*Material supplied*.
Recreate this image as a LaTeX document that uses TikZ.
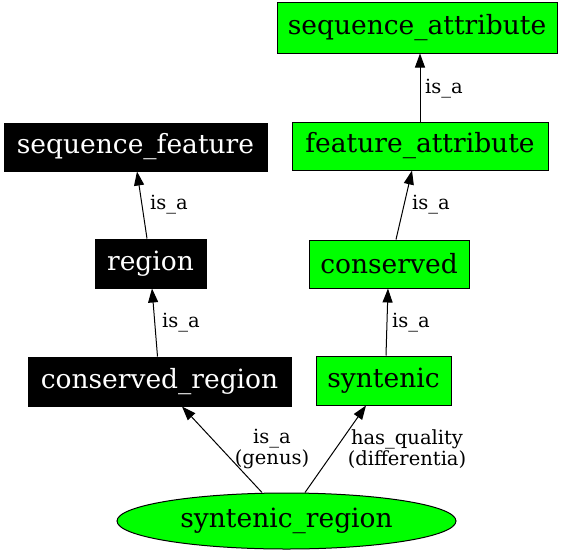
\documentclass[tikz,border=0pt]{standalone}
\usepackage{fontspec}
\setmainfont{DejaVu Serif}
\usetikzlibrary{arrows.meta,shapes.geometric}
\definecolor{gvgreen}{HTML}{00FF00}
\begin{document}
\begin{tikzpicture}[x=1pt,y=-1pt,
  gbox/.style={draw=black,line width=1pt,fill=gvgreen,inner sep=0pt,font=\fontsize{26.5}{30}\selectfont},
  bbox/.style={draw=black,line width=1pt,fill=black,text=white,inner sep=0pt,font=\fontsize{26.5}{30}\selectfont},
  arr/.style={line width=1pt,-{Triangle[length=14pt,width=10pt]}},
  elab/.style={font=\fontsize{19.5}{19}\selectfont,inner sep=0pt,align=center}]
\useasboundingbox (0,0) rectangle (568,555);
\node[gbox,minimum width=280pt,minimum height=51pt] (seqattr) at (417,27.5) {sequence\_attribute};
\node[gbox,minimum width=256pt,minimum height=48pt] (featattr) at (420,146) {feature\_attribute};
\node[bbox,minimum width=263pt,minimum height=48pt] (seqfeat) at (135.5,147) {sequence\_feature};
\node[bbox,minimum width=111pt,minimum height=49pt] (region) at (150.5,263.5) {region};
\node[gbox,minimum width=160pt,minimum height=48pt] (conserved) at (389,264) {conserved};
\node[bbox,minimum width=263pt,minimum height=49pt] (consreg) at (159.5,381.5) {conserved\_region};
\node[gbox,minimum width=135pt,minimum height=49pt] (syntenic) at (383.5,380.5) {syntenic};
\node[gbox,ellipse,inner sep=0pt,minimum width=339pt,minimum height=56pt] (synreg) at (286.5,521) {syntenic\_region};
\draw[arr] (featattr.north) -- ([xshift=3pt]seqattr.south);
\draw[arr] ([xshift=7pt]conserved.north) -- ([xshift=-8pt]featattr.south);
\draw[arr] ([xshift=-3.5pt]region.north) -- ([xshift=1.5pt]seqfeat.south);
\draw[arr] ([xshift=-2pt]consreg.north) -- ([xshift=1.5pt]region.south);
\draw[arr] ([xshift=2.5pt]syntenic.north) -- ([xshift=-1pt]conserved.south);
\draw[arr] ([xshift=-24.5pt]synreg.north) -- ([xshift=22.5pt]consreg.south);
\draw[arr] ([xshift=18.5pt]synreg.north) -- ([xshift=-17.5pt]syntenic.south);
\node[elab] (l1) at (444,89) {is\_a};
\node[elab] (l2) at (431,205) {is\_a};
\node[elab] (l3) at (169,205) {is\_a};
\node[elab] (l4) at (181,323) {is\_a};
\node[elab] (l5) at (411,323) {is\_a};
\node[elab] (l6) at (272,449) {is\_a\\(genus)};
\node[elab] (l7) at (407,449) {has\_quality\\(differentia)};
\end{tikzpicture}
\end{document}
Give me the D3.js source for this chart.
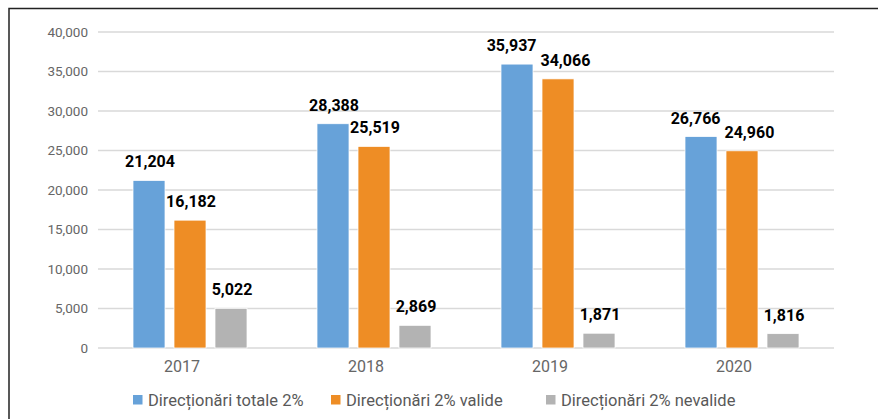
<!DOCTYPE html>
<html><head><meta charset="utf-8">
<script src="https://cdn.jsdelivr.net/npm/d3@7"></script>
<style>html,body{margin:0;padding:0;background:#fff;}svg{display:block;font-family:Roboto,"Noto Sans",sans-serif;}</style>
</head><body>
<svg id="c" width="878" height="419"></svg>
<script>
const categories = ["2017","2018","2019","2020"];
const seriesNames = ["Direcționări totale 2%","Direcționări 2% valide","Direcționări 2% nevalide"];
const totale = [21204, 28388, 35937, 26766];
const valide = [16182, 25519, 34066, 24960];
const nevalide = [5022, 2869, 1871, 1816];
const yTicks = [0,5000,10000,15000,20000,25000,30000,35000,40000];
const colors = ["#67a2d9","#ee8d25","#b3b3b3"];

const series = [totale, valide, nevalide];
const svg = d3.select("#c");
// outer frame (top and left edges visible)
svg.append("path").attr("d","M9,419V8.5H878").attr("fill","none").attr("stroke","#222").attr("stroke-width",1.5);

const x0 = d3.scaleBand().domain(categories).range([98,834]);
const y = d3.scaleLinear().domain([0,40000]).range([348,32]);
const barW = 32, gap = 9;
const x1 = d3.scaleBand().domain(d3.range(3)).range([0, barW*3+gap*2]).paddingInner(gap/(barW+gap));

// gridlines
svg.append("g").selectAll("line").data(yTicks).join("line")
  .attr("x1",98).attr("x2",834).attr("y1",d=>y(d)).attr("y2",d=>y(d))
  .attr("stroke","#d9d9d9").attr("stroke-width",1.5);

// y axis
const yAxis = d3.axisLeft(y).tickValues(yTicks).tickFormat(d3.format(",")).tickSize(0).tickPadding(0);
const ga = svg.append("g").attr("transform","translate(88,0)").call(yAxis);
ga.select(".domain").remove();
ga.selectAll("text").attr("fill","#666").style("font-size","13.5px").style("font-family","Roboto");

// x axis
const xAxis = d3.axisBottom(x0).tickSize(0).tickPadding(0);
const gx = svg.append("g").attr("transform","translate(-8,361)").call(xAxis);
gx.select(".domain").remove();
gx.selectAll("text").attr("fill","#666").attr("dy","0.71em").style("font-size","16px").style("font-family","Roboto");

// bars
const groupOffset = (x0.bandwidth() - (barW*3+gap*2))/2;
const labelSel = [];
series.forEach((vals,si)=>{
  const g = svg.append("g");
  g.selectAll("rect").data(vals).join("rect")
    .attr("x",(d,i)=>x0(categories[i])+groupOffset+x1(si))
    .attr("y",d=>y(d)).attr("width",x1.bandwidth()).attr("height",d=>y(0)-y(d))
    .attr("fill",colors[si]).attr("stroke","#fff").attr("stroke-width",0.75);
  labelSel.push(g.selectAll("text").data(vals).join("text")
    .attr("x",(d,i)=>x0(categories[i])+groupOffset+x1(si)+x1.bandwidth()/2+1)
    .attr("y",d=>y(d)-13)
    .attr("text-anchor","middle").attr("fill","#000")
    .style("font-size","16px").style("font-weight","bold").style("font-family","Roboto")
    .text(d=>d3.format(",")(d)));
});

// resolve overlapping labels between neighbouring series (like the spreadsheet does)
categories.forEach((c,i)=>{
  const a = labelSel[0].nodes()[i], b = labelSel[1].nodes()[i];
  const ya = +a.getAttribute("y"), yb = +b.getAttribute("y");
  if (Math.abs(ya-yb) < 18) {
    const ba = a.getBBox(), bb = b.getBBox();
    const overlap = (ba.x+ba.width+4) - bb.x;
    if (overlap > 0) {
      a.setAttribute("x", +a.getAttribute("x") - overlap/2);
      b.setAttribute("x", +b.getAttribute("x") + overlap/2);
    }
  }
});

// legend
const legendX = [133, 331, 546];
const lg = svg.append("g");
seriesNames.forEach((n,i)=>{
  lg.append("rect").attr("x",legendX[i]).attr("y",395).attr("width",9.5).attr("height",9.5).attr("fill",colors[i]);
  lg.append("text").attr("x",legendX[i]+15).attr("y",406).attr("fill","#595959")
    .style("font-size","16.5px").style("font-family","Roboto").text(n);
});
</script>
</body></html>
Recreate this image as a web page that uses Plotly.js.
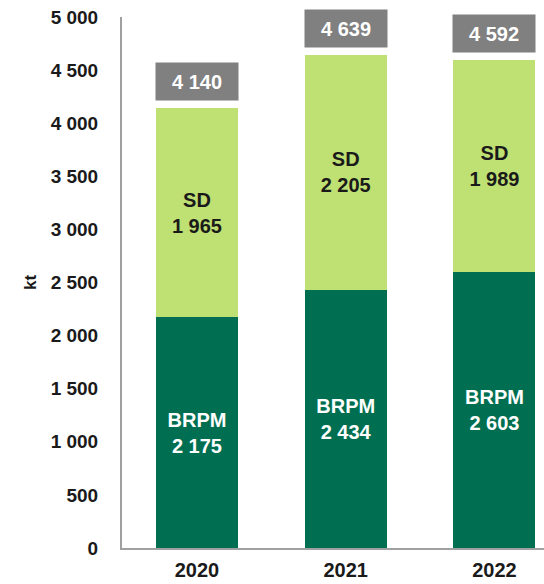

*What you will do*.
Reproduce each line of the records exactly, and omit every picture.

*The response*.
Recreate this image as a LaTeX document that uses TikZ.
\documentclass[tikz,border=0pt]{standalone}
\usepackage{fontspec}
\setmainfont{DejaVu Serif}
\usetikzlibrary{arrows.meta,shapes.geometric}
\definecolor{gvgreen}{HTML}{00FF00}
\begin{document}
\begin{tikzpicture}[x=1pt,y=-1pt,
  gbox/.style={draw=black,line width=1pt,fill=gvgreen,inner sep=0pt,font=\fontsize{26.5}{30}\selectfont},
  bbox/.style={draw=black,line width=1pt,fill=black,text=white,inner sep=0pt,font=\fontsize{26.5}{30}\selectfont},
  arr/.style={line width=1pt,-{Triangle[length=14pt,width=10pt]}},
  elab/.style={font=\fontsize{19.5}{19}\selectfont,inner sep=0pt,align=center}]
\useasboundingbox (0,0) rectangle (568,555);
\node[gbox,minimum width=280pt,minimum height=51pt] (seqattr) at (417,27.5) {sequence\_attribute};
\node[gbox,minimum width=256pt,minimum height=48pt] (featattr) at (420,146) {feature\_attribute};
\node[bbox,minimum width=263pt,minimum height=48pt] (seqfeat) at (135.5,147) {sequence\_feature};
\node[bbox,minimum width=111pt,minimum height=49pt] (region) at (150.5,263.5) {region};
\node[gbox,minimum width=160pt,minimum height=48pt] (conserved) at (389,264) {conserved};
\node[bbox,minimum width=263pt,minimum height=49pt] (consreg) at (159.5,381.5) {conserved\_region};
\node[gbox,minimum width=135pt,minimum height=49pt] (syntenic) at (383.5,380.5) {syntenic};
\node[gbox,ellipse,inner sep=0pt,minimum width=339pt,minimum height=56pt] (synreg) at (286.5,521) {syntenic\_region};
\draw[arr] (featattr.north) -- ([xshift=3pt]seqattr.south);
\draw[arr] ([xshift=7pt]conserved.north) -- ([xshift=-8pt]featattr.south);
\draw[arr] ([xshift=-3.5pt]region.north) -- ([xshift=1.5pt]seqfeat.south);
\draw[arr] ([xshift=-2pt]consreg.north) -- ([xshift=1.5pt]region.south);
\draw[arr] ([xshift=2.5pt]syntenic.north) -- ([xshift=-1pt]conserved.south);
\draw[arr] ([xshift=-24.5pt]synreg.north) -- ([xshift=22.5pt]consreg.south);
\draw[arr] ([xshift=18.5pt]synreg.north) -- ([xshift=-17.5pt]syntenic.south);
\node[elab] (l1) at (444,89) {is\_a};
\node[elab] (l2) at (431,205) {is\_a};
\node[elab] (l3) at (169,205) {is\_a};
\node[elab] (l4) at (181,323) {is\_a};
\node[elab] (l5) at (411,323) {is\_a};
\node[elab] (l6) at (272,449) {is\_a\\(genus)};
\node[elab] (l7) at (407,449) {has\_quality\\(differentia)};
\end{tikzpicture}
\end{document}
Give me the D3.js source for this chart.
<!DOCTYPE html>
<html><head><meta charset="utf-8">
<script src="https://cdn.jsdelivr.net/npm/d3@7"></script>
<style>html,body{margin:0;padding:0;background:#fff;}svg{display:block;font-family:Roboto,"Noto Sans",sans-serif;}</style>
</head><body>
<svg id="c" width="878" height="419"></svg>
<script>
const categories = ["2017","2018","2019","2020"];
const seriesNames = ["Direcționări totale 2%","Direcționări 2% valide","Direcționări 2% nevalide"];
const totale = [21204, 28388, 35937, 26766];
const valide = [16182, 25519, 34066, 24960];
const nevalide = [5022, 2869, 1871, 1816];
const yTicks = [0,5000,10000,15000,20000,25000,30000,35000,40000];
const colors = ["#67a2d9","#ee8d25","#b3b3b3"];

const series = [totale, valide, nevalide];
const svg = d3.select("#c");
// outer frame (top and left edges visible)
svg.append("path").attr("d","M9,419V8.5H878").attr("fill","none").attr("stroke","#222").attr("stroke-width",1.5);

const x0 = d3.scaleBand().domain(categories).range([98,834]);
const y = d3.scaleLinear().domain([0,40000]).range([348,32]);
const barW = 32, gap = 9;
const x1 = d3.scaleBand().domain(d3.range(3)).range([0, barW*3+gap*2]).paddingInner(gap/(barW+gap));

// gridlines
svg.append("g").selectAll("line").data(yTicks).join("line")
  .attr("x1",98).attr("x2",834).attr("y1",d=>y(d)).attr("y2",d=>y(d))
  .attr("stroke","#d9d9d9").attr("stroke-width",1.5);

// y axis
const yAxis = d3.axisLeft(y).tickValues(yTicks).tickFormat(d3.format(",")).tickSize(0).tickPadding(0);
const ga = svg.append("g").attr("transform","translate(88,0)").call(yAxis);
ga.select(".domain").remove();
ga.selectAll("text").attr("fill","#666").style("font-size","13.5px").style("font-family","Roboto");

// x axis
const xAxis = d3.axisBottom(x0).tickSize(0).tickPadding(0);
const gx = svg.append("g").attr("transform","translate(-8,361)").call(xAxis);
gx.select(".domain").remove();
gx.selectAll("text").attr("fill","#666").attr("dy","0.71em").style("font-size","16px").style("font-family","Roboto");

// bars
const groupOffset = (x0.bandwidth() - (barW*3+gap*2))/2;
const labelSel = [];
series.forEach((vals,si)=>{
  const g = svg.append("g");
  g.selectAll("rect").data(vals).join("rect")
    .attr("x",(d,i)=>x0(categories[i])+groupOffset+x1(si))
    .attr("y",d=>y(d)).attr("width",x1.bandwidth()).attr("height",d=>y(0)-y(d))
    .attr("fill",colors[si]).attr("stroke","#fff").attr("stroke-width",0.75);
  labelSel.push(g.selectAll("text").data(vals).join("text")
    .attr("x",(d,i)=>x0(categories[i])+groupOffset+x1(si)+x1.bandwidth()/2+1)
    .attr("y",d=>y(d)-13)
    .attr("text-anchor","middle").attr("fill","#000")
    .style("font-size","16px").style("font-weight","bold").style("font-family","Roboto")
    .text(d=>d3.format(",")(d)));
});

// resolve overlapping labels between neighbouring series (like the spreadsheet does)
categories.forEach((c,i)=>{
  const a = labelSel[0].nodes()[i], b = labelSel[1].nodes()[i];
  const ya = +a.getAttribute("y"), yb = +b.getAttribute("y");
  if (Math.abs(ya-yb) < 18) {
    const ba = a.getBBox(), bb = b.getBBox();
    const overlap = (ba.x+ba.width+4) - bb.x;
    if (overlap > 0) {
      a.setAttribute("x", +a.getAttribute("x") - overlap/2);
      b.setAttribute("x", +b.getAttribute("x") + overlap/2);
    }
  }
});

// legend
const legendX = [133, 331, 546];
const lg = svg.append("g");
seriesNames.forEach((n,i)=>{
  lg.append("rect").attr("x",legendX[i]).attr("y",395).attr("width",9.5).attr("height",9.5).attr("fill",colors[i]);
  lg.append("text").attr("x",legendX[i]+15).attr("y",406).attr("fill","#595959")
    .style("font-size","16.5px").style("font-family","Roboto").text(n);
});
</script>
</body></html>
Recreate this image as a web page that uses Plotly.js.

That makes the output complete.